Waters has attempted a peace summit between his bandmates during the last few years at an airport hotel, but, alas, it ended in disaster and confirmed that there would be no truce between the two men. They are no longer the same people they once were, and their careers have taken different routes. It’s hard not to hold out hope that they can repair their friendship. The fractious nature of the two creators hasn’t quelled the desire from the bands’ fans for a reunion of the two powerhouses of Pink Floyd. Even as recently as 2022, the two men were once again fighting in public.
Waters made a statement after the re-release of the 1977 record Animals was shelved: “Gilmour has vetoed the release of the album unless these liner notes are removed. This is a small part of an ongoing campaign by the Gilmour/Samson camp to claim more credit for Dave on the work he did in Pink Floyd, 1967-1985, than is his due,” Waters stated. “Yes he was, and is, a jolly good guitarist and singer. But, he has for the last 35 years told a lot of whopping porky pies about who did what in Pink Floyd when I was still in charge.”

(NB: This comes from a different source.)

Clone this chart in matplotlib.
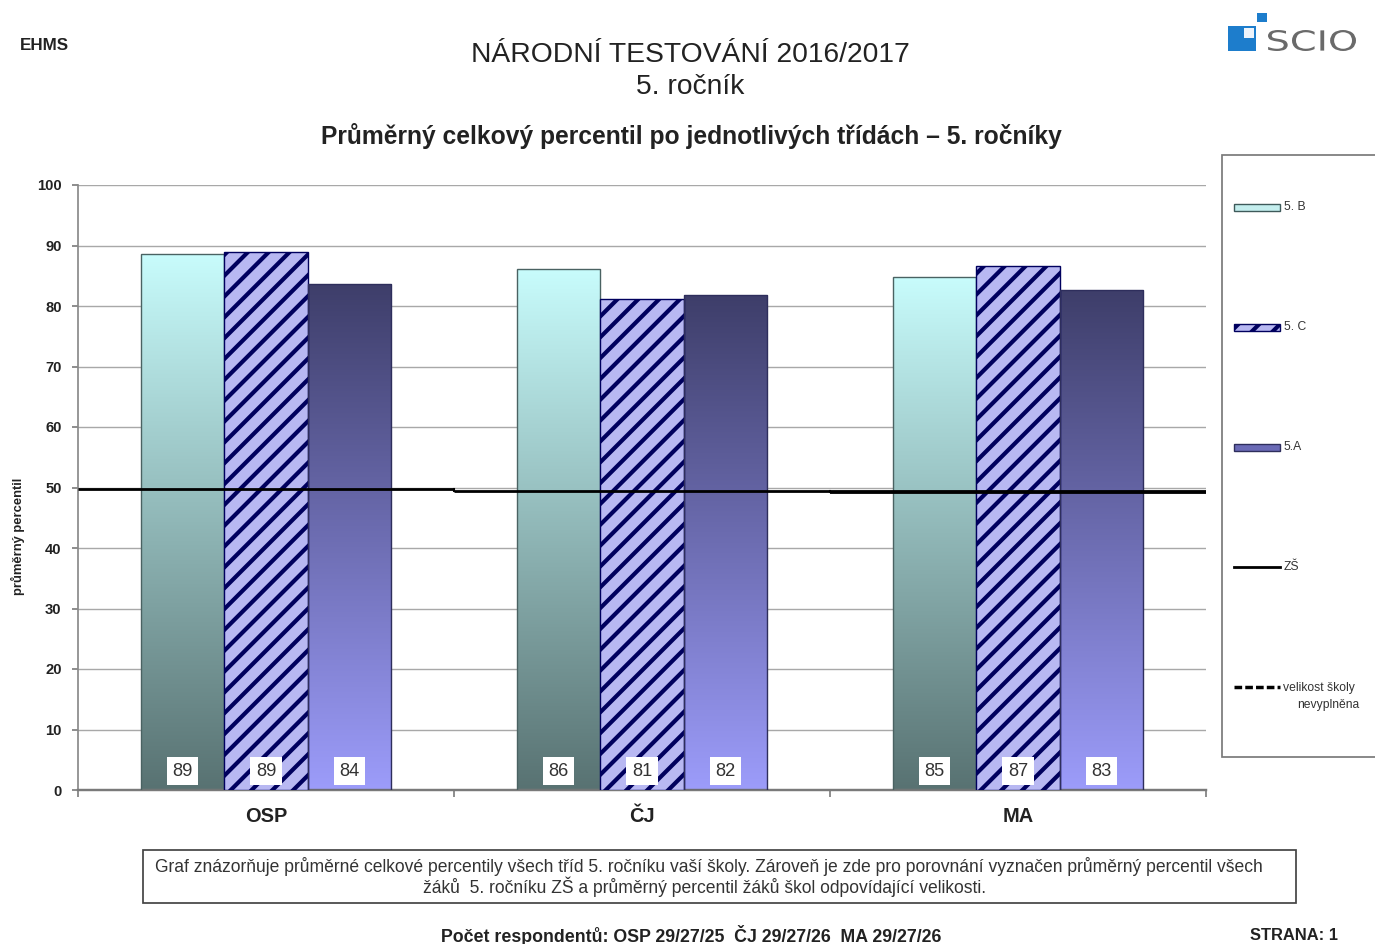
import numpy as np
import matplotlib
matplotlib.use("Agg")
import matplotlib.pyplot as plt
from matplotlib.patches import Rectangle, PathPatch
from matplotlib.textpath import TextPath
from matplotlib.font_manager import FontProperties
from matplotlib.transforms import Affine2D
from matplotlib.colors import to_rgb

# ---------------- data ----------------
categories = ["OSP", "ČJ", "MA"]
series_names = ["5. B", "5. C", "5.A"]
values_5b = [88.6, 86.1, 84.8]
values_5c = [88.9, 81.1, 86.6]
values_5a = [83.7, 81.8, 82.6]
zs_values = [49.8, 49.4, 49.2]
zs_name = "ZŠ"
size_name_1 = "velikost školy"
size_name_2 = "nevyplněna"
yticks = [0, 10, 20, 30, 40, 50, 60, 70, 80, 90, 100]

title_1 = "NÁRODNÍ TESTOVÁNÍ 2016/2017"
title_2 = "5. ročník"
subtitle = "Průměrný celkový percentil po jednotlivých třídách – 5. ročníky"
ylabel = "průměrný percentil"
school = "EHMS"
footer_1 = ("Graf znázorňuje průměrné celkové percentily všech tříd 5. ročníku vaší školy. "
            "Zároveň je zde pro porovnání vyznačen průměrný percentil všech")
footer_2 = "žáků  5. ročníku ZŠ a průměrný percentil žáků škol odpovídající velikosti."
respondents = "Počet respondentů: OSP 29/27/25  ČJ 29/27/26  MA 29/27/26"
page = "STRANA: 1"

# ---------------- style ----------------
plt.rcParams["font.family"] = ["Liberation Sans", "DejaVu Sans"]
plt.rcParams["hatch.linewidth"] = 2.4
DPI = 125
W, H = 1375, 944
fig = plt.figure(figsize=(W / DPI, H / DPI), dpi=DPI)
fig.patch.set_facecolor("white")

# overlay axes in pixel coordinates
ov = fig.add_axes([0, 0, 1, 1])
ov.set_xlim(0, W)
ov.set_ylim(H, 0)
ov.axis("off")

L, R, T, B = 78, 1206, 185, 790
ax = fig.add_axes([L / W, (H - B) / H, (R - L) / W, (B - T) / H])
ax.set_facecolor("none")

bw = 0.222
offsets = [-bw, 0.0, bw]
x = np.arange(len(categories))


def gradient_bar(xc, h, bottom_col, top_col, edge):
    rect = Rectangle((xc - bw / 2, 0), bw, h, facecolor="none", edgecolor=edge,
                     linewidth=0.8, zorder=3)
    ax.add_patch(rect)
    c0 = np.array(to_rgb(bottom_col))
    c1 = np.array(to_rgb(top_col))
    t = np.linspace(0, 1, 256)[:, None, None]
    img = c0[None, None, :] * (1 - t) + c1[None, None, :] * t
    im = ax.imshow(img, extent=[xc - bw / 2, xc + bw / 2, 0, h], origin="lower",
                   aspect="auto", zorder=2, interpolation="bilinear")
    im.set_clip_path(rect)


for i in range(len(categories)):
    gradient_bar(x[i] + offsets[0], values_5b[i], "#587272", "#c8fcfc", "#4a6262")
    ax.bar(x[i] + offsets[1], values_5c[i], width=bw, facecolor="#b8b8f2",
           edgecolor="#00005e", hatch="//", linewidth=0.8, zorder=3)
    gradient_bar(x[i] + offsets[2], values_5a[i], "#9c9cfa", "#3e3e6a", "#2e2e5c")

series = [values_5b, values_5c, values_5a]
for j, vals in enumerate(series):
    for i, v in enumerate(vals):
        ax.text(x[i] + offsets[j], 3.1, f"{v:.0f}", ha="center", va="center",
                fontsize=10.5, color="#333333", zorder=6,
                bbox=dict(boxstyle="square,pad=0.3", facecolor="white", edgecolor="none"))

# ZŠ step line
for i, v in enumerate(zs_values):
    ax.plot([x[i] - 0.5, x[i] + 0.5], [v, v], color="black",
            linewidth=1.6 if i < 2 else 2.2, zorder=5, solid_capstyle="butt")
for i in range(len(zs_values) - 1):
    ax.plot([x[i] + 0.5, x[i] + 0.5], [zs_values[i], zs_values[i + 1]], color="black",
            linewidth=1.2, zorder=5)

ax.set_xlim(-0.5, len(categories) - 0.5)
ax.set_ylim(0, 100)
ax.set_yticks(yticks)
ax.set_yticklabels([str(v) for v in yticks], fontsize=8.5, fontweight="bold", color="#222222")
ax.set_xticks(x)
ax.set_xticklabels(categories, fontsize=11.5, fontweight="bold", color="#222222")
ax.set_xticks([-0.5, 0.5, 1.5, 2.5], minor=True)
ax.tick_params(axis="x", which="major", length=0, pad=10)
ax.tick_params(axis="x", which="minor", length=4, color="#808080", width=1)
ax.tick_params(axis="y", length=3.5, color="#808080", width=1, pad=6)
ax.yaxis.grid(True, color="#a8a8a8", linewidth=0.8, zorder=0)
ax.set_axisbelow(True)
for s in ["top", "right"]:
    ax.spines[s].set_visible(False)
ax.spines["left"].set_color("#8a8a8a")
ax.spines["left"].set_linewidth(1.0)
ax.spines["bottom"].set_color("#7a7a7a")
ax.spines["bottom"].set_linewidth(1.4)
ax.set_ylabel(ylabel, fontsize=7.5, fontweight="bold", color="#222222", labelpad=14)
ax.yaxis.set_label_coords(-53 / (R - L), 0.42)

# ---------------- titles ----------------
ov.text(690, 55, title_1, ha="center", va="center", fontsize=16.3, color="#222222")
ov.text(690, 87, title_2, ha="center", va="center", fontsize=16.3, color="#222222")
ov.text(691, 136, subtitle, ha="center", va="center", fontsize=14.2, fontweight="bold",
        color="#222222")
ov.text(20, 45, school, ha="left", va="center", fontsize=9.8, fontweight="bold", color="#222222")

# logo
ov.add_patch(Rectangle((1228, 26), 28, 25, facecolor="#1d7dcc", edgecolor="none"))
ov.add_patch(Rectangle((1244, 28), 10, 10, facecolor="#eef4fb", edgecolor="none"))
ov.add_patch(Rectangle((1257, 13), 10, 9, facecolor="#1d7dcc", edgecolor="none"))
tp = TextPath((0, 0), "SCIO", size=1, prop=FontProperties(family="DejaVu Sans"))
bb = tp.get_extents()
tr = Affine2D().translate(-bb.x0, -bb.y0).scale(88 / bb.width, -21 / bb.height).translate(1268, 51)
ov.add_patch(PathPatch(tr.transform_path(tp), facecolor="#6a6a6a", edgecolor="none"))

# ---------------- legend ----------------
ov.add_patch(Rectangle((1222, 155), 170, 602, facecolor="white", edgecolor="#7a7a7a",
                       linewidth=1.0, clip_on=False, zorder=1))
lx0, lx1 = 1234, 1280
leg_y = [207, 327, 447, 567, 687]
ov.add_patch(Rectangle((lx0, leg_y[0] - 3.5), lx1 - lx0, 7, facecolor="#c4eeee",
                       edgecolor="#3e5a5a", linewidth=0.8, zorder=2))
ov.add_patch(Rectangle((lx0, leg_y[1] - 3.5), lx1 - lx0, 7, facecolor="#b8b8f2",
                       edgecolor="#00005e", hatch="//", linewidth=0.8, zorder=2))
ov.add_patch(Rectangle((lx0, leg_y[2] - 3.5), lx1 - lx0, 7, facecolor="#6a6ab6",
                       edgecolor="#2e2e5c", linewidth=0.8, zorder=2))
ov.plot([lx0, lx1], [leg_y[3], leg_y[3]], color="black", linewidth=1.6, zorder=2)
ov.plot([lx0, lx1], [leg_y[4], leg_y[4]], color="black", linewidth=2.0,
        linestyle=(0, (2.2, 0.9)), zorder=2)
leg_labels = series_names + [zs_name]
for yy, lab in zip(leg_y[:4], leg_labels):
    ov.text(lx1 + 4, yy, lab, ha="left", va="center", fontsize=7, color="#333333", zorder=3)
ov.text(lx1 + 3, leg_y[4] + 1, size_name_1, ha="left", va="center", fontsize=7,
        color="#333333", zorder=3)
ov.text(1328, leg_y[4] + 18, size_name_2, ha="center", va="center", fontsize=7,
        color="#333333", zorder=3)

# ---------------- footer ----------------
ov.add_patch(Rectangle((143, 850), 1153, 53, facecolor="white", edgecolor="#444444",
                       linewidth=1.0))
ov.text(709, 867, footer_1, ha="center", va="center", fontsize=10.1,
        color="#333333")
ov.text(705, 887, footer_2, ha="center", va="center", fontsize=10.1,
        color="#333333")
ov.text(691, 935, respondents, ha="center", va="center", fontsize=10.2, fontweight="bold",
        color="#222222")
ov.text(1294, 935, page, ha="center", va="center", fontsize=9.5, fontweight="bold",
        color="#222222")

fig.savefig("out.png", dpi=DPI, facecolor="white")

Before these inflammatory statements, Gilmour spoke to Rolling Stone about the release: “A very lovely Animals remix has been done, but someone has tried to force some liner notes on it that I haven’t approved and, um, someone is digging his heels and not allowing it to be released.” Quite obviously referencing Waters, Gilmour went on, “he’s just getting a bit shirty. You know how he is, poor boy.” Asked about the hope of a reunion, Gilmour flatly noted: “Pretty unlikely, I’m afraid.”
Gilmour and Waters have spent close to 40 years locked in a vicious feud, and it remains unlikely that they will resolve it anytime soon. This bitter dispute is a source of sadness for millions of Pink Floyd fans on the planet. Even if a reunion is firmly out of the window, putting the bad blood behind them would at least offer a sentiment of peace for their supporters.